(Rows from a dataset of charts and code)
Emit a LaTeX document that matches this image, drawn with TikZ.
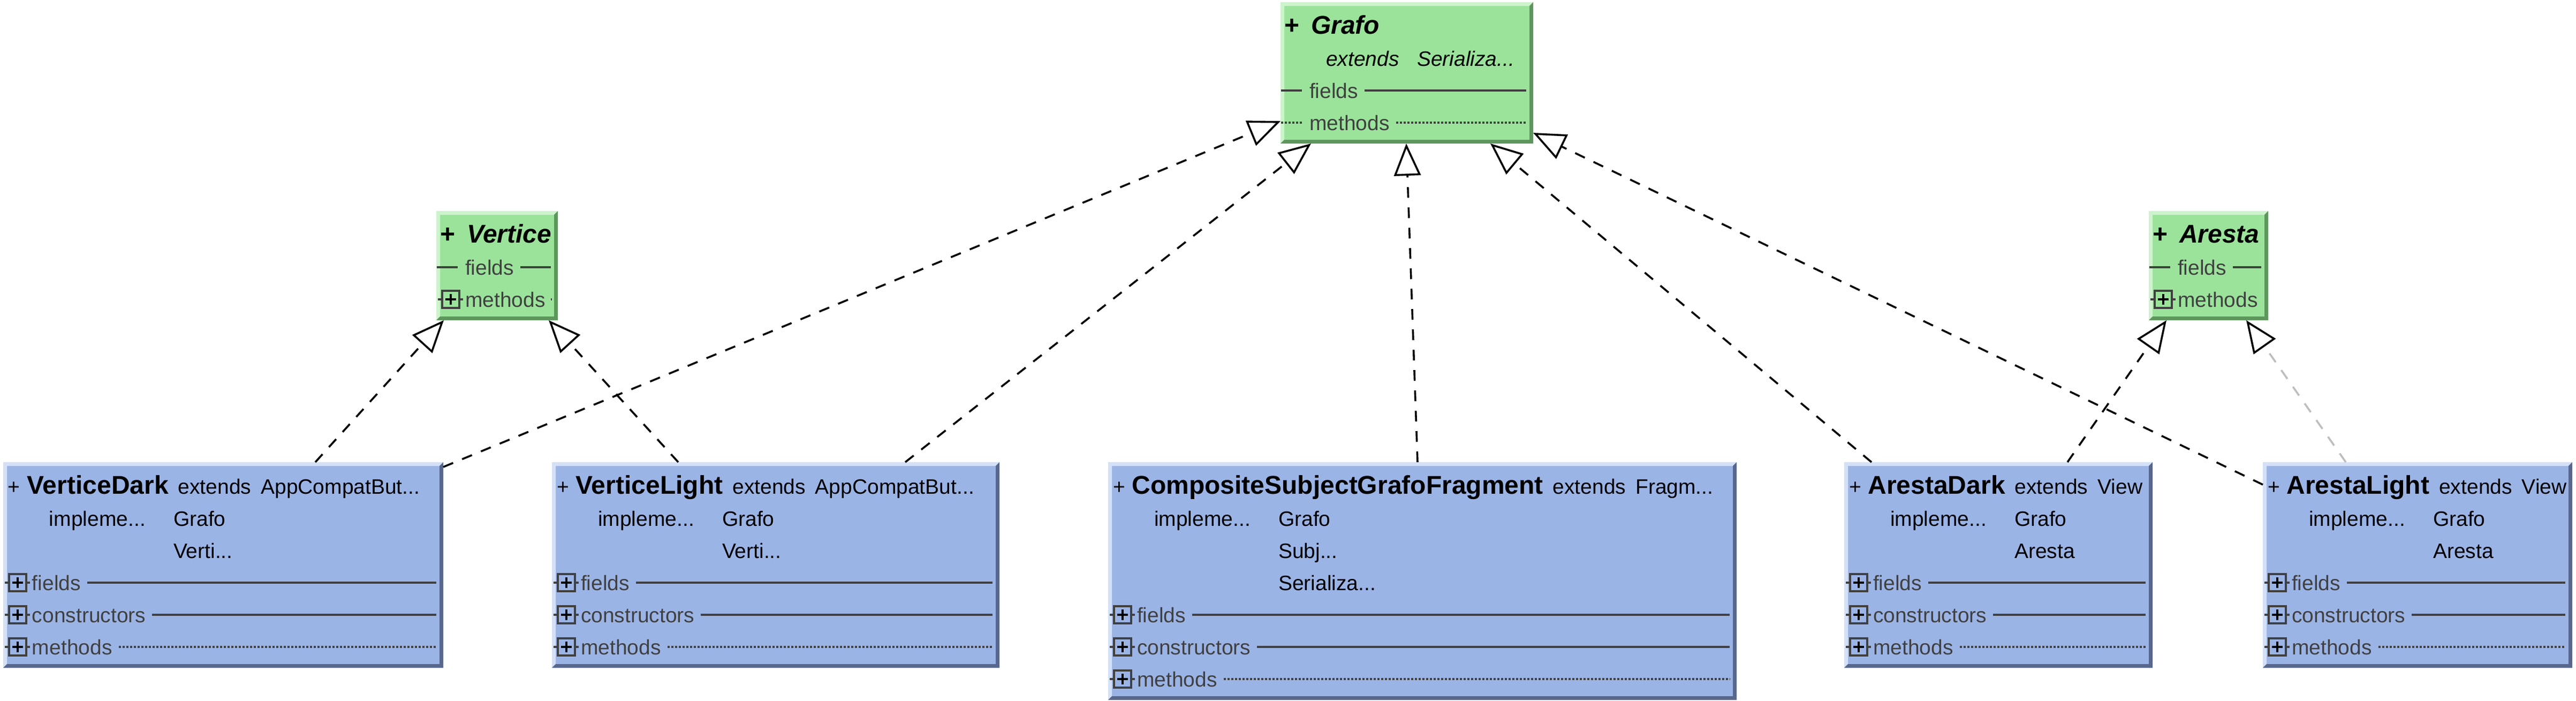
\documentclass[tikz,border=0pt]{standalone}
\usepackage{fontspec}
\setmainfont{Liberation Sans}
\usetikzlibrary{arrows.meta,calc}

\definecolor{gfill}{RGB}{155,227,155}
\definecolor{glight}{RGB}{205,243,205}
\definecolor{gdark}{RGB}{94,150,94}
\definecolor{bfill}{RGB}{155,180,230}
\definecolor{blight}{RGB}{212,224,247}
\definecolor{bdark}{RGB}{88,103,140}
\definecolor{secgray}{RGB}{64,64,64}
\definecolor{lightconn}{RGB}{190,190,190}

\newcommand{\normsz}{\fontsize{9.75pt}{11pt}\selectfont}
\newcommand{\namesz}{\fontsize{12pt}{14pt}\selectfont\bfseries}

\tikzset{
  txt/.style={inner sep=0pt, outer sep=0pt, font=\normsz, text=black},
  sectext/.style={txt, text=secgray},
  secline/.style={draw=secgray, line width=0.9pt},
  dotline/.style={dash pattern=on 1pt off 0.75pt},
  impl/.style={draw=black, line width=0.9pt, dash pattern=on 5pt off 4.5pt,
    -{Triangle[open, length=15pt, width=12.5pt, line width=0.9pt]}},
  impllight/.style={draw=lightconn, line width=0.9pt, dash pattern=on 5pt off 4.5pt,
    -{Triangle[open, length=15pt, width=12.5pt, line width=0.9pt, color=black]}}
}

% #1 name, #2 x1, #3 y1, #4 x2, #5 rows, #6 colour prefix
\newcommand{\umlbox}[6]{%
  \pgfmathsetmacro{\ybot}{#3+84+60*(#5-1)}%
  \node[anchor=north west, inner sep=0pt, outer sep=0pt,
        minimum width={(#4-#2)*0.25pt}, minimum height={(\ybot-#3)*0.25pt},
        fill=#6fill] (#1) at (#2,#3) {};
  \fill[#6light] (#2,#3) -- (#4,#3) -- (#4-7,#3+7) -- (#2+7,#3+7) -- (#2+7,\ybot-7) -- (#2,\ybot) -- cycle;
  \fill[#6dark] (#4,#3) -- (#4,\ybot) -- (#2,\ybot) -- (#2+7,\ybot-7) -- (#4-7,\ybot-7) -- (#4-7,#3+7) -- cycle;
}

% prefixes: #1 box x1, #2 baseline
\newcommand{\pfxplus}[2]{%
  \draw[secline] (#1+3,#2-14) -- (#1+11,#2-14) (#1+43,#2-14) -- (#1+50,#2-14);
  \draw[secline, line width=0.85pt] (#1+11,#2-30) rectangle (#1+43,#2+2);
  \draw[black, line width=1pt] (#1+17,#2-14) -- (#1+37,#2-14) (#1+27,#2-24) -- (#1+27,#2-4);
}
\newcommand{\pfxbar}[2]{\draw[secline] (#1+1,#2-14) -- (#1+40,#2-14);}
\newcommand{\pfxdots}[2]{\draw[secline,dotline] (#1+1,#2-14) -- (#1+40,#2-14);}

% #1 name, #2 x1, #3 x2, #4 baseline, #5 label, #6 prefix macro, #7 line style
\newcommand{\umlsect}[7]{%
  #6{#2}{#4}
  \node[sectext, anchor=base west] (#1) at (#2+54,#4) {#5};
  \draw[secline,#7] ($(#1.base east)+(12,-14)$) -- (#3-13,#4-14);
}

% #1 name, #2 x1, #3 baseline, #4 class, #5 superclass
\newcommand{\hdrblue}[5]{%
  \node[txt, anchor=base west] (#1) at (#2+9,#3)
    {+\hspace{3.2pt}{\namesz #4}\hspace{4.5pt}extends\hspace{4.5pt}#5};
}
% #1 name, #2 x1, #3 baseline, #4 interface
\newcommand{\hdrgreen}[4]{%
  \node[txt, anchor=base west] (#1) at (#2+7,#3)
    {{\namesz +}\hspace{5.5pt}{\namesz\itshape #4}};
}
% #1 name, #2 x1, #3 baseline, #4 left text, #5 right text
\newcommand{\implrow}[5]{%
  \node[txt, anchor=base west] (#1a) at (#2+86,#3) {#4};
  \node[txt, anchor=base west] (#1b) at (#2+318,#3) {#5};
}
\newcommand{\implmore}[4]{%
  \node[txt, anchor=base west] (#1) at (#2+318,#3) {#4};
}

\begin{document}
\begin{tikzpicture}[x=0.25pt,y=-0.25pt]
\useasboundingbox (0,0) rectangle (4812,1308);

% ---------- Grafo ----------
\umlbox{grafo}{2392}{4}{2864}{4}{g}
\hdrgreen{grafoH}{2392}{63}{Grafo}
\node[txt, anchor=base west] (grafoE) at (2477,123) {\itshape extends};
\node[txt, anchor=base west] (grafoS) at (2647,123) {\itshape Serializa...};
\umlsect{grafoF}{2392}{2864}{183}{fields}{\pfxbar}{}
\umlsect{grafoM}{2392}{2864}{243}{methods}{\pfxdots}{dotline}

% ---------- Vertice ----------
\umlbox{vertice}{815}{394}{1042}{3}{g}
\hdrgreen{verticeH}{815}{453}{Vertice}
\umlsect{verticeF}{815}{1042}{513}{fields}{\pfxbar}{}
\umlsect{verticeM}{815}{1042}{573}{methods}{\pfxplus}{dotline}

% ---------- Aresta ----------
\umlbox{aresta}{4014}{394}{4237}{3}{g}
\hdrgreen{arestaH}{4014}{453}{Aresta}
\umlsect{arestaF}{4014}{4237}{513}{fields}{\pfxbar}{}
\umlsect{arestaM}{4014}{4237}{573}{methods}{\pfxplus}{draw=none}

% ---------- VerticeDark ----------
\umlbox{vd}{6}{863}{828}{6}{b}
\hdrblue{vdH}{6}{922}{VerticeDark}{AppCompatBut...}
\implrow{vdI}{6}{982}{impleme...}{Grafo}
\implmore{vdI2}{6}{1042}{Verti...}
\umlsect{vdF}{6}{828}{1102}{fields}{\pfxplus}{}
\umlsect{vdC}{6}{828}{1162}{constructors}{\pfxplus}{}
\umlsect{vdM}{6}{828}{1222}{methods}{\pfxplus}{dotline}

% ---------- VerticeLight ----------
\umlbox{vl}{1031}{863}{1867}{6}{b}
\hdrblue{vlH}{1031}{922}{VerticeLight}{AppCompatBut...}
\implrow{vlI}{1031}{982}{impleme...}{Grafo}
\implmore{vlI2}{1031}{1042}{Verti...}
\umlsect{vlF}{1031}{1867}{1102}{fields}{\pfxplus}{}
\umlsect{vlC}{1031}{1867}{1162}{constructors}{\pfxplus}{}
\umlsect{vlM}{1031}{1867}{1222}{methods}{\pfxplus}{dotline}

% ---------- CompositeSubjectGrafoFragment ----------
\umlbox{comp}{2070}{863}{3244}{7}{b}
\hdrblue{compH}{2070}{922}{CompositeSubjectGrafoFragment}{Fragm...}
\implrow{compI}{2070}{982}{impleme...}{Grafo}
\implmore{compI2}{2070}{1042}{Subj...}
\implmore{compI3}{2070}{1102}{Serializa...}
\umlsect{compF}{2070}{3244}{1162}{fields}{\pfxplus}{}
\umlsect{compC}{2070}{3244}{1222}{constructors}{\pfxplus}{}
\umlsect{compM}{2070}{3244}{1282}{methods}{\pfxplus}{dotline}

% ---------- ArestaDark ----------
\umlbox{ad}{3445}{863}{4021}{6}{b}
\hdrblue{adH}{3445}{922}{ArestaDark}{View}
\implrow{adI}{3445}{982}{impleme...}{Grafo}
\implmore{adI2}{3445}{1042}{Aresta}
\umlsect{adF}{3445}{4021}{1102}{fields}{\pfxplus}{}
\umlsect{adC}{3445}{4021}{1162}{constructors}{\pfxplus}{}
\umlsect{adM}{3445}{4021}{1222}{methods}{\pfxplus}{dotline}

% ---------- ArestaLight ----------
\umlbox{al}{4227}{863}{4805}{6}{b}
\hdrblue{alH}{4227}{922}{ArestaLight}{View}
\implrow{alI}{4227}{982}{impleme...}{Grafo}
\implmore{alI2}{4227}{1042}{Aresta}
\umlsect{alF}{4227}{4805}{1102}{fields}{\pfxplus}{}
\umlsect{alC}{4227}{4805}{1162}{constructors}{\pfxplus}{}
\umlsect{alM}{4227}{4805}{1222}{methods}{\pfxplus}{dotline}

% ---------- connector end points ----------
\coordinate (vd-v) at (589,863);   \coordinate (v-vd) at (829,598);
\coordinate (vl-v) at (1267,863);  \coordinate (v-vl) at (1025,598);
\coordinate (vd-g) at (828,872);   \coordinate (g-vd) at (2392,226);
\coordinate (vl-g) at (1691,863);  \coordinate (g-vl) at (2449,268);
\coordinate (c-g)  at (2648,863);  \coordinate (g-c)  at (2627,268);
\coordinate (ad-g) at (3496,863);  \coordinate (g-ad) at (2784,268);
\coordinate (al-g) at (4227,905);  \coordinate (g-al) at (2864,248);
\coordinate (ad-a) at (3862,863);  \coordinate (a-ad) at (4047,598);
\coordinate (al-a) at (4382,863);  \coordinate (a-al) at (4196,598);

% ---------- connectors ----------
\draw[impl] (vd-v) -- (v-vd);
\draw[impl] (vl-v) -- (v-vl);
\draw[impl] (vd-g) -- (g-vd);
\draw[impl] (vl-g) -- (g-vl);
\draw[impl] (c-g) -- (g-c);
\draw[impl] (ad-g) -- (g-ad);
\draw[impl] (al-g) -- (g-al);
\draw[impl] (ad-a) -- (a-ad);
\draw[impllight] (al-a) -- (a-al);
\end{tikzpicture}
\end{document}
* * *
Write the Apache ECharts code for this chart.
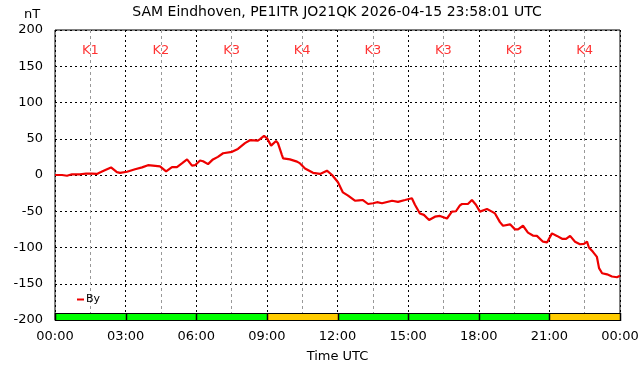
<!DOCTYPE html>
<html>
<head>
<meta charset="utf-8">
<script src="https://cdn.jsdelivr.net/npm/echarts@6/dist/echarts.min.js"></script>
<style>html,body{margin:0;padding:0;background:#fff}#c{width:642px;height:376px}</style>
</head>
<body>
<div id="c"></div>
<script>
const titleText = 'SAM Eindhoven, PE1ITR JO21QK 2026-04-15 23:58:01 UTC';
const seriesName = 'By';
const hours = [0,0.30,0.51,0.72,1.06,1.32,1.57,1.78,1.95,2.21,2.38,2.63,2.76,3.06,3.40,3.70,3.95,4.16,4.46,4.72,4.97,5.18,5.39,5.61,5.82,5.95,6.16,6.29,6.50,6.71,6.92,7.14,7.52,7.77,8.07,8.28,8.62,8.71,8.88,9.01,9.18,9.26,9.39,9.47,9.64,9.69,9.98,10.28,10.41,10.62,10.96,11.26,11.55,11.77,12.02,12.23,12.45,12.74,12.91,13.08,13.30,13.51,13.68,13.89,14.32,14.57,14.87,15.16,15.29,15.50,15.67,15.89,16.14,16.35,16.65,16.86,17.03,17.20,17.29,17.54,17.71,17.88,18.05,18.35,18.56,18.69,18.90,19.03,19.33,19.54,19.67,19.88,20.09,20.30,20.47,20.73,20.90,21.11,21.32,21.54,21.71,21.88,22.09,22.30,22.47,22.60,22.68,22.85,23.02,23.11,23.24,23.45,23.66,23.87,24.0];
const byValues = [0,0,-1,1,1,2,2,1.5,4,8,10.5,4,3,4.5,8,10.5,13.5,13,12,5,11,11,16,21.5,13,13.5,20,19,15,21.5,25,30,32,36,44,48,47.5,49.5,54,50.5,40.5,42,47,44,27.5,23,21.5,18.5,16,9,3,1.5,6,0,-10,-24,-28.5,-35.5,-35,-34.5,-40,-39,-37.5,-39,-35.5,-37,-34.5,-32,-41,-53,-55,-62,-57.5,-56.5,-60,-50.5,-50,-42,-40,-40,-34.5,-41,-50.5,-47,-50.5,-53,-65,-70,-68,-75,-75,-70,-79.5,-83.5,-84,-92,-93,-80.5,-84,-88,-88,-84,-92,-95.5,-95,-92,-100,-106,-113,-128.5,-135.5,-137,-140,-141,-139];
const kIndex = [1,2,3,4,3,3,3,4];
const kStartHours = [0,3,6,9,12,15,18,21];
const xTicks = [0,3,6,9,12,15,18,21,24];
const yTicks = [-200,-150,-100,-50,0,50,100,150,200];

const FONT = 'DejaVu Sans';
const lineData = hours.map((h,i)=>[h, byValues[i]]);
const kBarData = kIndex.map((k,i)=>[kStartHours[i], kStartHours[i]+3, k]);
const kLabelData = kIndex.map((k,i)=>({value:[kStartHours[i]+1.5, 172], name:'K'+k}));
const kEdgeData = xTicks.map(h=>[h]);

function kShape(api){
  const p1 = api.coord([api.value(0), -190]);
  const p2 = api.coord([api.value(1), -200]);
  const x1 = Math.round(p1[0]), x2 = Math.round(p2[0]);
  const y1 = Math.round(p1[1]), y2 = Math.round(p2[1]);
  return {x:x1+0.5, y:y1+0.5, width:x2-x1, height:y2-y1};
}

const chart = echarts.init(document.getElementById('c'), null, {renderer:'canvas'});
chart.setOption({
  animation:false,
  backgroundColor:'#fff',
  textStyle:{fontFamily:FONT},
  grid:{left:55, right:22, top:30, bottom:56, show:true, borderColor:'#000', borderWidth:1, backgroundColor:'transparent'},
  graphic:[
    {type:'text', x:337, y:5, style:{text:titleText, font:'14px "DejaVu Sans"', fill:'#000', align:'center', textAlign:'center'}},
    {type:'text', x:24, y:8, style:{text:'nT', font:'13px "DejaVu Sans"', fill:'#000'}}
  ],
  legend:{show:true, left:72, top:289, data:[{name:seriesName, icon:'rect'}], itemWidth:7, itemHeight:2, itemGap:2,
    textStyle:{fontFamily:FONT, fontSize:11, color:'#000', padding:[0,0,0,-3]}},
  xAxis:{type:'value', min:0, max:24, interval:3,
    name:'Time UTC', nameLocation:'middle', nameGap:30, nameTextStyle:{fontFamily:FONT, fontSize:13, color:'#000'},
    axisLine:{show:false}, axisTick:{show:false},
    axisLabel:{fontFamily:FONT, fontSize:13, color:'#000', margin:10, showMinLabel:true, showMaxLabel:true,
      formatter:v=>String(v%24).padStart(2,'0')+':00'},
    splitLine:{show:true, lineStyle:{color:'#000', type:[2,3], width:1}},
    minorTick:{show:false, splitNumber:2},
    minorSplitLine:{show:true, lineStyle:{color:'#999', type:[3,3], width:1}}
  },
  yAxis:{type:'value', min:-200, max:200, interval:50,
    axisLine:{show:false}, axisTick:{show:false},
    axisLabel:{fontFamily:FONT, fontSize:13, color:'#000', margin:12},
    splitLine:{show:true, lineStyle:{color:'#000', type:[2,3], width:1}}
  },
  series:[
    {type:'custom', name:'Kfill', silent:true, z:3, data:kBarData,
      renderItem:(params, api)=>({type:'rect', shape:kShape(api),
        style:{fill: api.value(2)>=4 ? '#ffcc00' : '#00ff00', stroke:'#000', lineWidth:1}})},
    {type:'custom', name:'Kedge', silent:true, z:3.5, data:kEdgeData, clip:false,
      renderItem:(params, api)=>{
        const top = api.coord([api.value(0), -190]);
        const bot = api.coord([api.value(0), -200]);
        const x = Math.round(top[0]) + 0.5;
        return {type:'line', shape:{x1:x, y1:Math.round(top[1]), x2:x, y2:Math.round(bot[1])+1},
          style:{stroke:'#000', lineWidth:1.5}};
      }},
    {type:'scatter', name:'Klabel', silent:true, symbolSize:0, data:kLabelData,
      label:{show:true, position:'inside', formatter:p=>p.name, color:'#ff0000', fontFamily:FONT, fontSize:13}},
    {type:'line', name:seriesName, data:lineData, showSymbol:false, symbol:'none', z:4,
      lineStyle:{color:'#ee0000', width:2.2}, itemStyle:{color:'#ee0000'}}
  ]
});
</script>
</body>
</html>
...
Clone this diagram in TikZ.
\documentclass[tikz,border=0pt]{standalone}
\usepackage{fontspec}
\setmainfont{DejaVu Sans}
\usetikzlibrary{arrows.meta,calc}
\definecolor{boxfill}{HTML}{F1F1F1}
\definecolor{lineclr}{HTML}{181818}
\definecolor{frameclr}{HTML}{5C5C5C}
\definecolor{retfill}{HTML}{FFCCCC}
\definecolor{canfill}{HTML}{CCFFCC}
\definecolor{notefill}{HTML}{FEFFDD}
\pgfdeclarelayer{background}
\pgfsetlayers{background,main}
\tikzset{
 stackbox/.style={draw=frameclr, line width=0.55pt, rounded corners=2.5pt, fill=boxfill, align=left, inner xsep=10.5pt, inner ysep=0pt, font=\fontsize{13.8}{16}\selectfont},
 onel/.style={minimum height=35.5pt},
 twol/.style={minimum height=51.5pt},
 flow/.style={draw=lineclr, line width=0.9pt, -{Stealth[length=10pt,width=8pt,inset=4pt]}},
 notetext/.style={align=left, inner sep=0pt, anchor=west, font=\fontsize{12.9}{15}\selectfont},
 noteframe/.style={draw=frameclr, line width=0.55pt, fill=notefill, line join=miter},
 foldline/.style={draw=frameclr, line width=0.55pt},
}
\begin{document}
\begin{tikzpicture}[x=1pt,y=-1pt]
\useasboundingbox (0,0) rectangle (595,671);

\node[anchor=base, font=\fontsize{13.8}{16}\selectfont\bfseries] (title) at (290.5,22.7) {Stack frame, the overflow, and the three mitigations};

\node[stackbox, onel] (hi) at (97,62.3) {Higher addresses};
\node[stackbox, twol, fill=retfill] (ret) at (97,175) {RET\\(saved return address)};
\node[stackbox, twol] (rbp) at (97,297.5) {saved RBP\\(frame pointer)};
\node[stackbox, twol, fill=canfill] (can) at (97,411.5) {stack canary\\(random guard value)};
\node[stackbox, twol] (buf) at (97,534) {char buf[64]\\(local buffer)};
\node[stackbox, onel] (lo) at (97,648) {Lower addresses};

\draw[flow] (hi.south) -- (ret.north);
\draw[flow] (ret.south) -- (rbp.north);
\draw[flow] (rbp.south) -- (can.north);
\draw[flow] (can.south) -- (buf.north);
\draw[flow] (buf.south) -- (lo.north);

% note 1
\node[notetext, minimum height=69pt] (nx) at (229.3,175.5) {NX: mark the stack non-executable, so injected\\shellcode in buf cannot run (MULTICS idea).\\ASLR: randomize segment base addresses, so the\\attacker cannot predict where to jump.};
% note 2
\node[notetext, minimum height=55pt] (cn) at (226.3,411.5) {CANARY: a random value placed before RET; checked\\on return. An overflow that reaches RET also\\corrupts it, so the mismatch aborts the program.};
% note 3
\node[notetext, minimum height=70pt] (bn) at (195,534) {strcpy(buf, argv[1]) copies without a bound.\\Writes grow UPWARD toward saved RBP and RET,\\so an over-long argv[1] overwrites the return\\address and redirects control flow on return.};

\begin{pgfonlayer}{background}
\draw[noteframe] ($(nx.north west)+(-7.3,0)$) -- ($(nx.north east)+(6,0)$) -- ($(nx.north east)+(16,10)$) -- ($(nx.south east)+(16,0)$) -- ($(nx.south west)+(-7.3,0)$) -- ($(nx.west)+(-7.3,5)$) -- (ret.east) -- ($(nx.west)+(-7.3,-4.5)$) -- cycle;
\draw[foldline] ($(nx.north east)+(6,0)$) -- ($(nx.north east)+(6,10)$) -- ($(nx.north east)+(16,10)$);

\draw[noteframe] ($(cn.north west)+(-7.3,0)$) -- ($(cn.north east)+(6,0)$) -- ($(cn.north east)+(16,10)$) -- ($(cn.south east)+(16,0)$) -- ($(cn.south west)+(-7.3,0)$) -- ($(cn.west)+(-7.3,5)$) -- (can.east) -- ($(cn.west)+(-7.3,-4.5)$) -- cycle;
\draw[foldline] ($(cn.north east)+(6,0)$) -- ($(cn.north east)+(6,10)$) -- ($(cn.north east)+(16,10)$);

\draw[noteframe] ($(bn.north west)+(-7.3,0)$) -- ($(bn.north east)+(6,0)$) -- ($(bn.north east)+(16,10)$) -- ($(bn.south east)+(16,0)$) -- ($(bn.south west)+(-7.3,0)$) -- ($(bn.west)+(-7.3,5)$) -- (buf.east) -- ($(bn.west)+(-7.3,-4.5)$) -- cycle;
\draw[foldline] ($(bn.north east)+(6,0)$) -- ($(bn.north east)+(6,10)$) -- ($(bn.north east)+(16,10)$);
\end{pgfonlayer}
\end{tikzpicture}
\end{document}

WHAT THE EXERCISE ASKS: Where a line above contains the string "this", copy that line.

REPLY:
Emit a LaTeX document that matches this image, drawn with TikZ.
Write the Apache ECharts code for this chart.
Clone this diagram in TikZ.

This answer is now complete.